State of the economy
Iqbal Ahmed/ Drik News
PRIME Minister Sheikh Hasina has taken cognisance of the reported liquidity crisis as well as inward remittance situation of the country. We are very happy about this. For a savings and labour surplus country investment, availability of finance is a major issue, and so are overseas employment and inward remittance. In the recent past, in view of the decreasing foreign direct investment and overseas development aid, increasing non-resident remittance has been providing safety net to our balance of payment.
There has been a surge in our export receipts as well as import payments, both increasing at 40 plus percent during the 8 months of this fiscal. While we welcome both increases, the nominal 4% growth in inward remittance during last 9 months is creating pressure on foreign currency liquidity and local currency liquidity too. The situation has become tough apparently due to the central bank following monetary tightening in view of increasing prices.
Overall credit has grown by 20 plus percent with private sector credit growing at almost 29%. Credit interest rate ceiling has been rightly withdrawn to discourage credit growth in unproductive sectors, repurchase (REPO) is being discouraged for the banks, and maximum asset/deposit ratio is being restricted to 85%.
The current exchange rate of the dollar ranges between Tk.72 and Tk.73, which was around Tk.69 a couple of months back. The taka lost 1.93% of its value in December 2010 from that in July 2010, and lost a further 2.50% in January from that in December. The total foreign aid, including loans and grants, in the first eight months of the current fiscal year(FY) amounted to $400.60 million compared $1.430 billion in the same period in FY 2010.
The export earnings of the country in the same period stood at $14 billion, posting a 40% rise from the corresponding period of FY2009-10, and the import costs in the period amounted to $22 billion, marking a 41% rise from the July-February period of the last fiscal year. The amount of inward remittance during last 9 months was $8.6 billion. Service payments (overseas education, travel, medical and relevant expenses) are also increasing at a high rate. At the same time, the country's foreign currency reserve depleted from $11.16 billion in February to $10.3 billion in March end. Net foreign exchange reserve stands at around $7 billion.
As mentioned above, banks are facing a severe dollar crisis along with a liquidity crisis, compelling them to express inability to open letters of credit for imports. What is worse is that it has become really difficult to get dollars even at that high price, though the central bank has been supporting essential imports in the public sector.

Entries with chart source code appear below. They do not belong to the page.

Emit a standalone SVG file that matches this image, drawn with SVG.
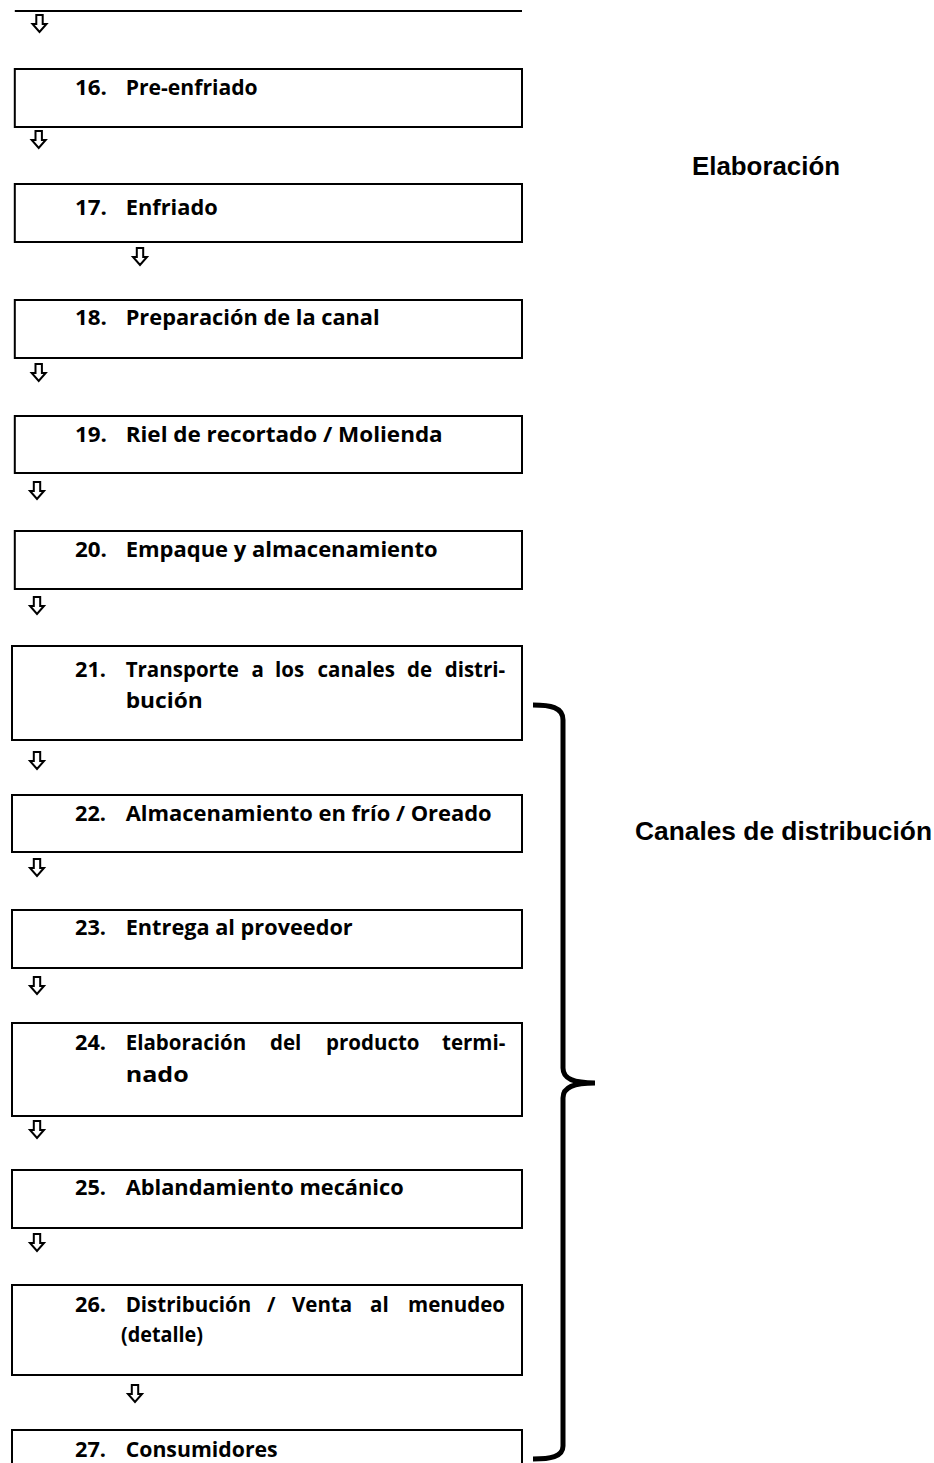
<svg xmlns="http://www.w3.org/2000/svg" xmlns:xlink="http://www.w3.org/1999/xlink" width="934" height="1463" viewBox="0 0 934 1463">
<style>
.box{fill:#fff;stroke:#000;stroke-width:2}
.t{font-family:"Open Sans",Lato,"Liberation Sans",sans-serif;font-weight:bold;font-size:20.5px;fill:#000}
.lbl{font-family:"Liberation Sans",Arial,sans-serif;font-weight:bold;font-size:25px;fill:#000}
.arr{fill:#fff;stroke:#000;stroke-width:2;stroke-linejoin:miter}
.brace{fill:none;stroke:#000;stroke-width:5;stroke-linecap:butt}
</style>
<defs>
<path id="dn" class="arr" d="M-3.2,0 H3.2 V9 H7 L0,17 L-7,9 H-3.2 Z"/>
</defs>
<rect width="934" height="1463" fill="#fff"/>
<line x1="14.8" y1="11" x2="522" y2="11" stroke="#000" stroke-width="2"/>
<g id="connectors">
<use xlink:href="#dn" x="39.5" y="15"/>
<use xlink:href="#dn" x="38.7" y="131"/>
<use xlink:href="#dn" x="140" y="248"/>
<use xlink:href="#dn" x="38.7" y="364"/>
<use xlink:href="#dn" x="37" y="482"/>
<use xlink:href="#dn" x="37" y="597"/>
<use xlink:href="#dn" x="37" y="752"/>
<use xlink:href="#dn" x="37" y="859"/>
<use xlink:href="#dn" x="37" y="977"/>
<use xlink:href="#dn" x="37" y="1121"/>
<use xlink:href="#dn" x="37" y="1234"/>
<use xlink:href="#dn" x="135" y="1385"/>
</g>
<g id="n16"><rect class="box" x="14.8" y="69" width="507.2" height="58"/><text class="t" x="75" y="95" textLength="32" lengthAdjust="spacingAndGlyphs">16.</text><text class="t" x="125.7" y="95" textLength="132" lengthAdjust="spacingAndGlyphs">Pre-enfriado</text></g>
<g id="n17"><rect class="box" x="14.8" y="184" width="507.2" height="58"/><text class="t" x="75" y="215" textLength="32" lengthAdjust="spacingAndGlyphs">17.</text><text class="t" x="125.7" y="215" textLength="92" lengthAdjust="spacingAndGlyphs">Enfriado</text></g>
<g id="n18"><rect class="box" x="14.8" y="300" width="507.2" height="58"/><text class="t" x="75" y="325" textLength="32" lengthAdjust="spacingAndGlyphs">18.</text><text class="t" x="125.7" y="325" textLength="254" lengthAdjust="spacingAndGlyphs">Preparación de la canal</text></g>
<g id="n19"><rect class="box" x="14.8" y="416" width="507.2" height="57"/><text class="t" x="75" y="442" textLength="32" lengthAdjust="spacingAndGlyphs">19.</text><text class="t" x="125.7" y="442" textLength="317" lengthAdjust="spacingAndGlyphs">Riel de recortado / Molienda</text></g>
<g id="n20"><rect class="box" x="14.8" y="531" width="507.2" height="58"/><text class="t" x="75" y="557" textLength="32" lengthAdjust="spacingAndGlyphs">20.</text><text class="t" x="125.7" y="557" textLength="312" lengthAdjust="spacingAndGlyphs">Empaque y almacenamiento</text></g>
<g id="n21"><rect class="box" x="12" y="646" width="510" height="94"/><text class="t" x="75" y="677" textLength="31" lengthAdjust="spacingAndGlyphs">21.</text><text class="t" y="677"><tspan x="125.7">Transporte</tspan> <tspan x="251.5">a</tspan> <tspan x="275">los</tspan> <tspan x="317.5">canales</tspan> <tspan x="407">de</tspan> <tspan x="444.7">distri-</tspan></text><text class="t" x="125.7" y="708" textLength="77" lengthAdjust="spacingAndGlyphs">bución</text></g>
<g id="n22"><rect class="box" x="12" y="795" width="510" height="57"/><text class="t" x="75" y="821" textLength="31" lengthAdjust="spacingAndGlyphs">22.</text><text class="t" x="125.7" y="821" textLength="366" lengthAdjust="spacingAndGlyphs">Almacenamiento en frío / Oreado</text></g>
<g id="n23"><rect class="box" x="12" y="910" width="510" height="58"/><text class="t" x="75" y="935" textLength="31" lengthAdjust="spacingAndGlyphs">23.</text><text class="t" x="125.7" y="935" textLength="227" lengthAdjust="spacingAndGlyphs">Entrega al proveedor</text></g>
<g id="n24"><rect class="box" x="12" y="1023" width="510" height="93"/><text class="t" x="75" y="1050" textLength="31" lengthAdjust="spacingAndGlyphs">24.</text><text class="t" y="1050"><tspan x="125.7">Elaboración</tspan> <tspan x="270">del</tspan> <tspan x="326">producto</tspan> <tspan x="442">termi-</tspan></text><text class="t" x="125.7" y="1082" textLength="63" lengthAdjust="spacingAndGlyphs">nado</text></g>
<g id="n25"><rect class="box" x="12" y="1170" width="510" height="58"/><text class="t" x="75" y="1195" textLength="31" lengthAdjust="spacingAndGlyphs">25.</text><text class="t" x="125.7" y="1195" textLength="278" lengthAdjust="spacingAndGlyphs">Ablandamiento mecánico</text></g>
<g id="n26"><rect class="box" x="12" y="1285" width="510" height="90"/><text class="t" x="75" y="1312" textLength="31" lengthAdjust="spacingAndGlyphs">26.</text><text class="t" y="1312"><tspan x="125.7">Distribución</tspan> <tspan x="267">/</tspan> <tspan x="292">Venta</tspan> <tspan x="370">al</tspan> <tspan x="408">menudeo</tspan></text><text class="t" x="121" y="1342" textLength="82" lengthAdjust="spacingAndGlyphs">(detalle)</text></g>
<g id="n27"><rect class="box" x="12" y="1430" width="510" height="50"/><text class="t" x="75" y="1457" textLength="31" lengthAdjust="spacingAndGlyphs">27.</text><text class="t" x="125.7" y="1457" textLength="152" lengthAdjust="spacingAndGlyphs">Consumidores</text></g>
<g id="brace"><path class="brace" d="M533,705 C550,705 563,707 563,720 V1068 C563,1079 574,1083 595,1083 C574,1083 563,1087 563,1098 V1446 C563,1457 550,1459 533,1459"/></g>
<g id="labels">
<text class="lbl" x="692" y="175" textLength="148" lengthAdjust="spacingAndGlyphs">Elaboración</text>
<text class="lbl" x="635" y="840" textLength="297" lengthAdjust="spacingAndGlyphs">Canales de distribución</text>
</g>
</svg>
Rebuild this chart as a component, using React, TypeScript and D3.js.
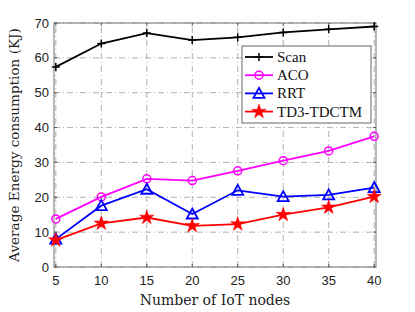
import React, { useRef, useEffect } from 'react';
import * as d3 from 'd3';

const nodes = [5, 10, 15, 20, 25, 30, 35, 40];
const scan = [57.4, 64.1, 67.1, 65.1, 65.9, 67.3, 68.2, 69.0];
const aco = [13.8, 20.1, 25.3, 24.8, 27.6, 30.5, 33.3, 37.5];
const rrt = [8.0, 17.6, 22.3, 15.2, 22.0, 20.2, 20.7, 22.8];
const td3 = [7.7, 12.5, 14.2, 11.8, 12.3, 15.0, 17.1, 20.2];
const yTicks = [0, 10, 20, 30, 40, 50, 60, 70];

const series = [
  { name: 'Scan', values: scan, color: '#000000', marker: 'plus' },
  { name: 'ACO', values: aco, color: '#ff00ff', marker: 'circle' },
  { name: 'RRT', values: rrt, color: '#0000ff', marker: 'triangle' },
  { name: 'TD3-TDCTM', values: td3, color: '#ff0000', marker: 'star' },
];

function drawMarker(g, type, color) {
  if (type === 'plus') {
    g.append('path').attr('d', 'M-4,0H4M0,-4V4').attr('stroke', color).attr('stroke-width', 1.5);
  } else if (type === 'circle') {
    g.append('circle').attr('r', 4).attr('fill', 'none').attr('stroke', color).attr('stroke-width', 1.5);
  } else if (type === 'triangle') {
    g.append('path').attr('d', 'M0,-5.5L5.5,4.5H-5.5Z').attr('fill', 'none').attr('stroke', color).attr('stroke-width', 1.8);
  } else {
    g.append('path').attr('d', d3.symbol(d3.symbolStar, 65)()).attr('fill', color).attr('stroke', color).attr('stroke-width', 0.5);
  }
}

function App() {
  const svgRef = useRef();

  useEffect(() => {
    const svg = d3.select(svgRef.current);
    svg.selectAll('*').remove();

    const width = 415;
    const height = 312;
    const margin = { top: 23, right: 39, bottom: 45, left: 54 };

    const x = d3.scaleLinear()
      .domain([4.8, 40.2])
      .range([margin.left, width - margin.right]);
    const y = d3.scaleLinear()
      .domain([0, 70])
      .range([height - margin.bottom, margin.top]);

    const grid = svg.append('g');
    nodes.forEach(n => {
      grid.append('line')
        .attr('x1', x(n)).attr('x2', x(n))
        .attr('y1', y(0)).attr('y2', y(70))
        .attr('stroke', '#b0b0b0').attr('stroke-width', 1)
        .attr('stroke-dasharray', '6,3,1,3');
    });
    yTicks.forEach(t => {
      grid.append('line')
        .attr('x1', x(4.8)).attr('x2', x(40.2))
        .attr('y1', y(t)).attr('y2', y(t))
        .attr('stroke', '#b0b0b0').attr('stroke-width', 1)
        .attr('stroke-dasharray', '6,3,1,3');
    });

    // box
    svg.append('rect')
      .attr('x', x(4.8)).attr('y', y(70))
      .attr('width', x(40.2) - x(4.8)).attr('height', y(0) - y(70))
      .attr('fill', 'none').attr('stroke', '#888').attr('stroke-width', 1.2);

    // ticks inside
    const ticks = svg.append('g').attr('stroke', '#555').attr('stroke-width', 1);
    nodes.forEach(n => {
      ticks.append('line').attr('x1', x(n)).attr('x2', x(n)).attr('y1', y(0)).attr('y2', y(0) - 3);
      ticks.append('line').attr('x1', x(n)).attr('x2', x(n)).attr('y1', y(70)).attr('y2', y(70) + 3);
    });
    yTicks.forEach(t => {
      ticks.append('line').attr('x1', x(4.8)).attr('x2', x(4.8) + 3).attr('y1', y(t)).attr('y2', y(t));
      ticks.append('line').attr('x1', x(40.2)).attr('x2', x(40.2) - 3).attr('y1', y(t)).attr('y2', y(t));
    });

    svg.append('g')
      .selectAll('text')
      .data(nodes)
      .join('text')
      .attr('x', d => x(d))
      .attr('y', y(0) + 18)
      .attr('text-anchor', 'middle')
      .attr('font-family', 'Liberation Sans, Arial, sans-serif')
      .attr('font-size', 13)
      .attr('fill', '#222')
      .text(d => d);

    svg.append('g')
      .selectAll('text')
      .data(yTicks)
      .join('text')
      .attr('x', x(4.8) - 5)
      .attr('y', d => y(d) + 4.5)
      .attr('text-anchor', 'end')
      .attr('font-family', 'Liberation Sans, Arial, sans-serif')
      .attr('font-size', 13)
      .attr('fill', '#222')
      .text(d => d);

    svg.append('text')
      .attr('x', (x(4.8) + x(40.2)) / 2)
      .attr('y', height - 7)
      .attr('text-anchor', 'middle')
      .attr('font-family', 'DejaVu Serif, Liberation Serif, serif')
      .attr('font-size', 14)
      .attr('fill', '#222')
      .text('Number of IoT nodes');

    svg.append('text')
      .attr('transform', `translate(19, ${(y(0) + y(70)) / 2}) rotate(-90)`)
      .attr('text-anchor', 'middle')
      .attr('font-family', 'DejaVu Serif, Liberation Serif, serif')
      .attr('font-size', 13.6)
      .attr('fill', '#222')
      .text('Average Energy consumption (KJ)');

    const line = d3.line().x((d, i) => x(nodes[i])).y(d => y(d));

    series.forEach(s => {
      svg.append('path')
        .attr('d', line(s.values))
        .attr('fill', 'none')
        .attr('stroke', s.color)
        .attr('stroke-width', 1.8);
      s.values.forEach((v, i) => {
        const g = svg.append('g').attr('transform', `translate(${x(nodes[i])},${y(v)})`);
        drawMarker(g, s.marker, s.color);
      });
    });

    // legend
    const lg = svg.append('g').attr('transform', 'translate(242,46)');
    lg.append('rect')
      .attr('width', 129).attr('height', 77)
      .attr('fill', '#fff').attr('stroke', '#666').attr('stroke-width', 1);
    series.forEach((s, i) => {
      const row = lg.append('g').attr('transform', `translate(0, ${11 + i * 18.2})`);
      row.append('line')
        .attr('x1', 3).attr('x2', 31)
        .attr('stroke', s.color).attr('stroke-width', 1.8);
      const m = row.append('g').attr('transform', 'translate(17,0)');
      drawMarker(m, s.marker, s.color);
      row.append('text')
        .attr('x', 35).attr('y', 5)
        .attr('font-family', 'Liberation Serif, Times New Roman, serif')
        .attr('font-size', 15)
        .attr('fill', '#111')
        .text(s.name);
    });
  }, []);

  return <svg ref={svgRef} width={415} height={312} style={{ position: 'absolute', left: 0, top: 0 }}></svg>;
}

export default App;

The ongoing unrest in the Middle East might worsen the problem. Many felt that making investment in productive sectors for employment generation, discouraging imports of consumer and luxury goods and investment in unproductive sectors would alleviate the problem. Some also suggested growth curtailing.
Obviously it is easier said than done. Bangladesh is an emerging economy. The policy makers have decided to adjust with inflation rather than growth. The nature and composition of our import bills have warranted this. Most of our import bills are for capital machinery imports for RMG, textiles, pharmaceuticals and food processing industries, or for industrial raw materials or power plant equipments. Dollar price is rising, however growth dynamics in the economy, along with fabulous increase in exports and good harvest seem to have provided a safety net.
Serious interest in other countries for "made in Bangladesh" goods as well as significant rise of demand for consumer items in the domestic market are encouraging our business community to go for massive investment in the production lines. They don't mind paying 2-3% extra for a dollar, while the return on investment in very attractive in Bangladesh. I think there is sufficient space to absorb higher exchange rate as well as higher interest rate cost.
This is a basic symptom of an economy which is going to see some accelerated growth rate in the coming years. While I worry about the slowing down of remittances, I think the situation will get better. May be 20% growth is unrealistic, but it should settle around 5% to 10%. With oil price remaining high, job opportunities in Middle East are expected to improve with undertaking of more construction projects. There may be a bit of time lag though. Saudi Arabia will resume labour import from Bangladesh soon.
However, we need to look at the economic management side with seriousness. The regulators need to work on the supply economics with an integrated approach. They need to maintain a healthy balance, and to ensure that the remitters and development partners are given enough incentives through their commitment to continuous reforms.
Delay in committing budgetary support, disbursement of balance of payment support or release of millennium challenge funds do not make us happy at all, especially when we need more money to finance our growth. The government may alternately explore commercial borrowing from external sources, in view of the better sovereign rating.
Our people are ready to settle for a slight price spiral, provided investment in growth-driving sectors continues with employment generation. However, we do not appreciate any supply side constraint or management debacles. While our exporters are facing rise in import finance rate, they should be happy with increased exchange rate. However, regulators need to draw a balance between dollar price rise and price spiral, since most of our inflation is "imported inflation" and our popularly elected government is committed to save common people from the onslaught of excessive price hike. Along with this, one would emphasise on better asset and liability management in all commercial banks as well as at the central bank with full ownership.
The writer is a banker and economic analyst.